Another surprisingly charming place was Takaoka, home to the second festival I attended, which has a pretty extensive old part of town




As well as some great temples and shrines,


including this one that is famous for its very young ‘miko’ (a miko is a Shinto shrine maiden or supplementary priestess)


Takaoka was also the place in which as I was returning to the shopping centre of the outskirts of town where I’d parked the car after attending the festival, I suddenly realised I no longer had my car keys with me! But when I got back to the van, guess what, they were sitting in the door lock! They’d been there all day, and nobody had stolen a thing! It really made me again realise why I appreciate this country so much!

Funnily enough, I was telling this story to my friend Yuri yesterday, and her reaction was “Why were you so surprised?? This is Japan! I leave the keys in my motorbike all the time!”
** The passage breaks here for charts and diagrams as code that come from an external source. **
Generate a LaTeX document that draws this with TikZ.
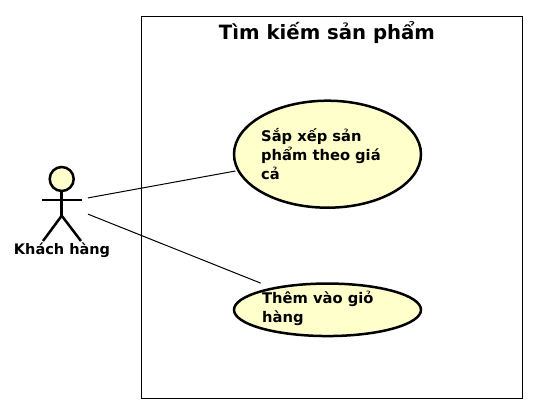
\documentclass[tikz,border=0pt]{standalone}
\usepackage{fontspec}
\setmainfont{DejaVu Sans}
\usetikzlibrary{shapes.geometric}
\definecolor{ucfill}{HTML}{FFFFCC}
\tikzset{
  x=1pt,y=-1pt,
  usecase/.style={draw=black,fill=ucfill,ellipse,line width=2.5pt,inner sep=0pt,outer sep=0pt},
  uctext/.style={anchor=north west,inner sep=0pt,align=left,font=\fontsize{14.7}{19}\bfseries\selectfont},
  link/.style={draw=black,line width=1pt},
  figure/.style={draw=black,line width=2.5pt},
}
\begin{document}
\begin{tikzpicture}
\useasboundingbox (0,0) rectangle (536,410);
\node[draw=black,line width=1pt,minimum width=381pt,minimum height=382pt,inner sep=0pt] (frame) at (331.5,207) {};
\node[font=\fontsize{19.7}{22}\bfseries\selectfont,inner sep=0pt] (title) at (327,32.5) {Tìm kiếm sản phẩm};
\node[usecase,minimum width=187pt,minimum height=107pt] (uc1) at (327.5,154.2) {};
\node[usecase,minimum width=187pt,minimum height=52.5pt] (uc2) at (327.5,309.8) {};
\node[uctext] (t1) at (261,128) {Sắp xếp sản\\phẩm theo giá\\cả};
\node[uctext] (t2) at (262,291) {Thêm vào giỏ\\hàng};
% actor
\node[draw=black,fill=ucfill,circle,line width=2.5pt,minimum size=24pt,inner sep=0pt,outer sep=0pt] (head) at (61.7,179) {};
\coordinate (armL) at (42,200);
\coordinate (armR) at (81.7,200);
\coordinate (fork) at (61.7,215.7);
\coordinate (footL) at (43,241);
\coordinate (footR) at (81,241);
\draw[figure] (head) -- (fork);
\draw[figure] (armL) -- (armR);
\draw[figure] (footL) -- (fork) -- (footR);
\node[font=\fontsize{14.5}{16}\bfseries\selectfont,inner sep=0pt] (actorlabel) at (62,250.5) {Khách hàng};
\node[minimum width=56pt,minimum height=100pt,inner sep=0pt,outer sep=0pt] (actor) at (60,203) {};
\draw[link,shorten >=3pt] (actor) -- (uc1);
\draw[link,shorten >=14pt] (actor) -- (uc2);
\end{tikzpicture}
\end{document}
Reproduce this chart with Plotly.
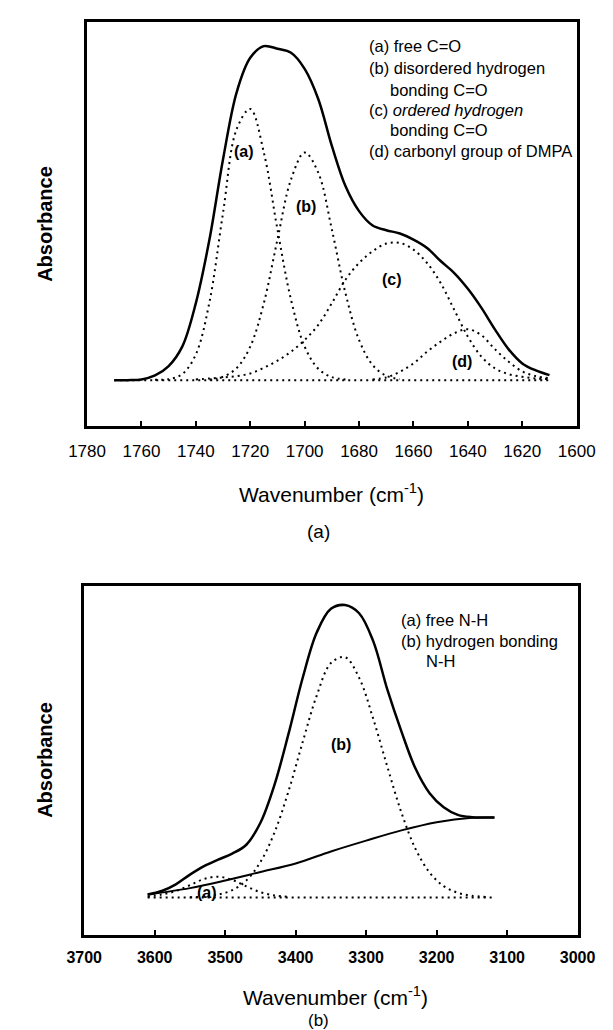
import plotly.graph_objects as go

W, H = 613, 1030

# ---------------- Panel (a): C=O region ----------------
wn_a = [1770, 1765, 1760, 1755, 1750, 1745, 1740, 1735, 1730, 1725, 1720,
        1715, 1710, 1705, 1700, 1695, 1690, 1685, 1680, 1675, 1670, 1665,
        1660, 1655, 1650, 1645, 1640, 1635, 1630, 1625, 1620, 1615, 1610]
env_a = [0.0, 0.0, 0.002, 0.014, 0.042, 0.10, 0.23, 0.42, 0.66, 0.86, 0.963,
         0.998, 0.99, 0.978, 0.93, 0.84, 0.70, 0.58, 0.505, 0.462, 0.448, 0.438,
         0.42, 0.395, 0.356, 0.32, 0.273, 0.216, 0.151, 0.092, 0.05, 0.029, 0.015]

wn_fa = [1755, 1750, 1745, 1740, 1735, 1730, 1725, 1720, 1715, 1710, 1705,
         1700, 1695, 1690, 1685]
free_co = [0.001, 0.003, 0.018, 0.077, 0.233, 0.50, 0.75, 0.81, 0.68, 0.45, 0.24,
           0.10, 0.034, 0.009, 0.002]

wn_fb = [1735, 1730, 1725, 1720, 1715, 1710, 1705, 1700, 1695, 1690, 1685,
         1680, 1675, 1670, 1665]
disordered_co = [0.002, 0.010, 0.036, 0.10, 0.23, 0.42, 0.60, 0.68, 0.62, 0.45, 0.26,
                 0.12, 0.045, 0.013, 0.003]

wn_fc = [1740, 1735, 1730, 1725, 1720, 1715, 1710, 1705, 1700, 1695, 1690,
         1685, 1680, 1675, 1670, 1665, 1660, 1655, 1650, 1645, 1640, 1635,
         1630, 1625, 1620, 1615, 1610]
ordered_co = [0.002, 0.005, 0.008, 0.012, 0.02, 0.037, 0.058, 0.085, 0.12, 0.165, 0.23,
              0.30, 0.35, 0.385, 0.408, 0.41, 0.39, 0.35, 0.29, 0.21, 0.13, 0.07,
              0.035, 0.018, 0.01, 0.005, 0.003]

wn_fd = [1675, 1670, 1665, 1660, 1655, 1650, 1645, 1640, 1635, 1630, 1625,
         1620, 1615, 1610]
dmpa_co = [0.002, 0.008, 0.025, 0.05, 0.085, 0.115, 0.14, 0.152, 0.134, 0.092, 0.055,
           0.026, 0.012, 0.006]

base_a_x = [1770, 1610]
base_a_y = [0.0, 0.0]

ticks_a = [1780, 1760, 1740, 1720, 1700, 1680, 1660, 1640, 1620, 1600]

legend_a = ["(a) free C=O", "(b) disordered hydrogen", "bonding C=O",
            "(c) <i>ordered hydrogen</i>", "bonding C=O", "(d) carbonyl group of DMPA"]
peak_labels_a = ["(a)", "(b)", "(c)", "(d)"]
peak_lab_a_x = [1722.3, 1699.4, 1667.8, 1642.2]
peak_lab_a_y = [0.684, 0.52, 0.30, 0.057]

# ---------------- Panel (b): N-H region ----------------
wn_b = [3610, 3590, 3570, 3550, 3530, 3510, 3490, 3470, 3450, 3430, 3410,
        3390, 3370, 3350, 3330, 3310, 3290, 3270, 3250, 3230, 3210, 3190,
        3170, 3150, 3130, 3118]
env_b = [0.01, 0.022, 0.045, 0.078, 0.107, 0.129, 0.15, 0.18, 0.255, 0.385, 0.56,
         0.75, 0.905, 0.985, 0.998, 0.97, 0.875, 0.71, 0.567, 0.44, 0.356, 0.308,
         0.282, 0.274, 0.273, 0.273]

wn_bl = [3610, 3550, 3500, 3450, 3400, 3350, 3300, 3250, 3200, 3150, 3118]
sloped_base_b = [0.01, 0.032, 0.058, 0.087, 0.116, 0.157, 0.194, 0.229, 0.257, 0.272, 0.273]

wn_na = [3610, 3590, 3570, 3550, 3530, 3510, 3490, 3470, 3450, 3430, 3410]
free_nh = [0.003, 0.01, 0.022, 0.042, 0.063, 0.071, 0.06, 0.038, 0.018, 0.007, 0.002]

wn_nb = [3550, 3530, 3510, 3490, 3470, 3450, 3430, 3410, 3390, 3370, 3350,
         3330, 3310, 3290, 3270, 3250, 3230, 3210, 3190, 3170, 3150, 3130]
hbond_nh = [0.001, 0.003, 0.010, 0.025, 0.058, 0.121, 0.222, 0.364, 0.531, 0.69, 0.80,
            0.82, 0.75, 0.61, 0.447, 0.29, 0.166, 0.085, 0.039, 0.016, 0.006, 0.002]

base_b_x = [3610, 3118]
base_b_y = [0.0, 0.0]

ticks_b = [3700, 3600, 3500, 3400, 3300, 3200, 3100, 3000]

legend_b = ["(a) free N-H", "(b) hydrogen bonding", "N-H"]
peak_labels_b = ["(b)", "(a)"]
peak_lab_b_x = [3335, 3526]
peak_lab_b_y = [0.523, 0.017]

# ---------------- Figure ----------------
FONT = "Arial, Liberation Sans, Helvetica, sans-serif"
solid = dict(color="black", width=2.5, shape="spline")
dotted = dict(color="black", width=2, dash="2px,4px", shape="spline")

fig = go.Figure()

def add(x, y, line, xa, ya):
    fig.add_trace(go.Scatter(x=x, y=y, mode="lines", line=line,
                             xaxis=xa, yaxis=ya, showlegend=False, hoverinfo="skip"))

# panel a
add(base_a_x, base_a_y, dict(color="black", width=2, dash="2px,4px"), "x", "y")
add(wn_fa, free_co, dotted, "x", "y")
add(wn_fb, disordered_co, dotted, "x", "y")
add(wn_fc, ordered_co, dotted, "x", "y")
add(wn_fd, dmpa_co, dotted, "x", "y")
add(wn_a, env_a, solid, "x", "y")

# panel b
add(base_b_x, base_b_y, dict(color="black", width=2, dash="2px,4px"), "x2", "y2")
add(wn_na, free_nh, dotted, "x2", "y2")
add(wn_nb, hbond_nh, dotted, "x2", "y2")
add(wn_bl, sloped_base_b, dict(color="black", width=2, shape="spline"), "x2", "y2")
add(wn_b, env_b, solid, "x2", "y2")

def px(xp):
    return xp / W

def py(yp):
    return 1 - yp / H

axis_common = dict(showgrid=False, zeroline=False, showline=True, linewidth=3,
                   linecolor="black", mirror=True)

fig.update_layout(
    width=W, height=H, margin=dict(l=0, r=0, t=0, b=0),
    paper_bgcolor="white", plot_bgcolor="white",
    font=dict(family=FONT, color="black"),
    xaxis=dict(domain=[px(64), px(586)], range=[1780, 1600], anchor="y",
               tickvals=ticks_a, ticktext=[str(t) for t in ticks_a],
               ticks="inside", ticklen=5, tickwidth=2, tickcolor="black",
               tickfont=dict(size=17, family=FONT, color="black"),
               ticklabelstandoff=8, **axis_common),
    yaxis=dict(domain=[py(418), py(14)], range=[-0.137, 1.07], anchor="x",
               showticklabels=False, ticks="", **axis_common),
    xaxis2=dict(domain=[px(61), px(587)], range=[3700, 3000], anchor="y2",
                tickvals=ticks_b, ticktext=["<b>%d</b>" % t for t in ticks_b],
                ticks="inside", ticklen=5, tickwidth=2, tickcolor="black",
                tickfont=dict(size=16, family=FONT, color="black"),
                ticklabelstandoff=6, **axis_common),
    yaxis2=dict(domain=[py(927), py(578)], range=[-0.128, 1.063], anchor="x2",
                showticklabels=False, ticks="", **axis_common),
)

ann = []
def text(xp, yp, t, size, xanchor="center", angle=0):
    ann.append(dict(x=px(xp), y=py(yp), xref="paper", yref="paper", text=t,
                    showarrow=False, xanchor=xanchor, yanchor="middle",
                    textangle=angle, font=dict(size=size, family=FONT, color="black")))

# axis titles and captions
text(325, 485, "Wavenumber (cm<sup>-1</sup>)", 21)
text(311, 523, "(a)", 19)
text(19, 216, "<b>Absorbance</b>", 20, angle=-90)

text(329, 988, "Wavenumber (cm<sup>-1</sup>)", 21)
text(311, 1012, "(b)", 17)
text(19, 752, "<b>Absorbance</b>", 20, angle=-90)

# legends
leg_a_y = [38, 60, 82, 102, 122, 143]
leg_a_x = [362, 362, 385, 362, 385, 362]
for t, xx, yy in zip(legend_a, leg_a_x, leg_a_y):
    text(xx, yy, t, 16.5, xanchor="left")

leg_b_y = [612, 633, 653]
leg_b_x = [397, 397, 423]
for t, xx, yy in zip(legend_b, leg_b_x, leg_b_y):
    text(xx, yy, t, 16.5, xanchor="left")

# peak labels
for t, xx, yy in zip(peak_labels_a, peak_lab_a_x, peak_lab_a_y):
    ann.append(dict(x=xx, y=yy, xref="x", yref="y", text="<b>%s</b>" % t, showarrow=False,
                    font=dict(size=16, family=FONT, color="black")))
for t, xx, yy in zip(peak_labels_b, peak_lab_b_x, peak_lab_b_y):
    ann.append(dict(x=xx, y=yy, xref="x2", yref="y2", text="<b>%s</b>" % t, showarrow=False,
                    font=dict(size=16, family=FONT, color="black")))

fig.update_layout(annotations=ann)
fig.write_html("out.html")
I also had a very pleasant surprise when I arrived at Tonami, the town hosting the first festival I planned to attend. Tonami is most famous as the tulip capital of Japan, and when I rolled up I discovered all the local school kids and parents in the middle of making a massive picture made from fresh tulip leaves outside the station…


Of course, no trip is complete without trying out the local cuisine, the highlight of which was this sansai tempura soba (sansai are wild leaves and plants growing in the surrounding mountains and picked freshly every morning).

Unlike usual tempura, which comes accompanied by a dipping sauce, the sauce for this dish is only for the soba. The tempura itself is eaten with only a small sprinkling of salt and green tea powder (top left of the photo) to ensure none of the unique flavours of the wild plants are lost…


Well, that just about covers the non-festival part of the trip! I’ll be slowly posting reports on the five festivals as I work my way through the thousands of photos in the coming days, so please keep checking in!


2 thoughts on “Exploring Toyama ken and Ishikawa ken

  1. You did well here Floyd. Love the views….. was the place you stayed overnight really isolated ? I’d have been really freaked out!!


  2. Always isolated, mate! In fact, my last night was the first time in a very, very long time (in fact, so long I can’t remember when last) that I actually had someone else parked next to me for the night!!!

    Actually, it was so nice to go sleep most night again to the sounds of the wild animals (monkeys, deer, raccoon dogs) playing around in the undergrowth nearby!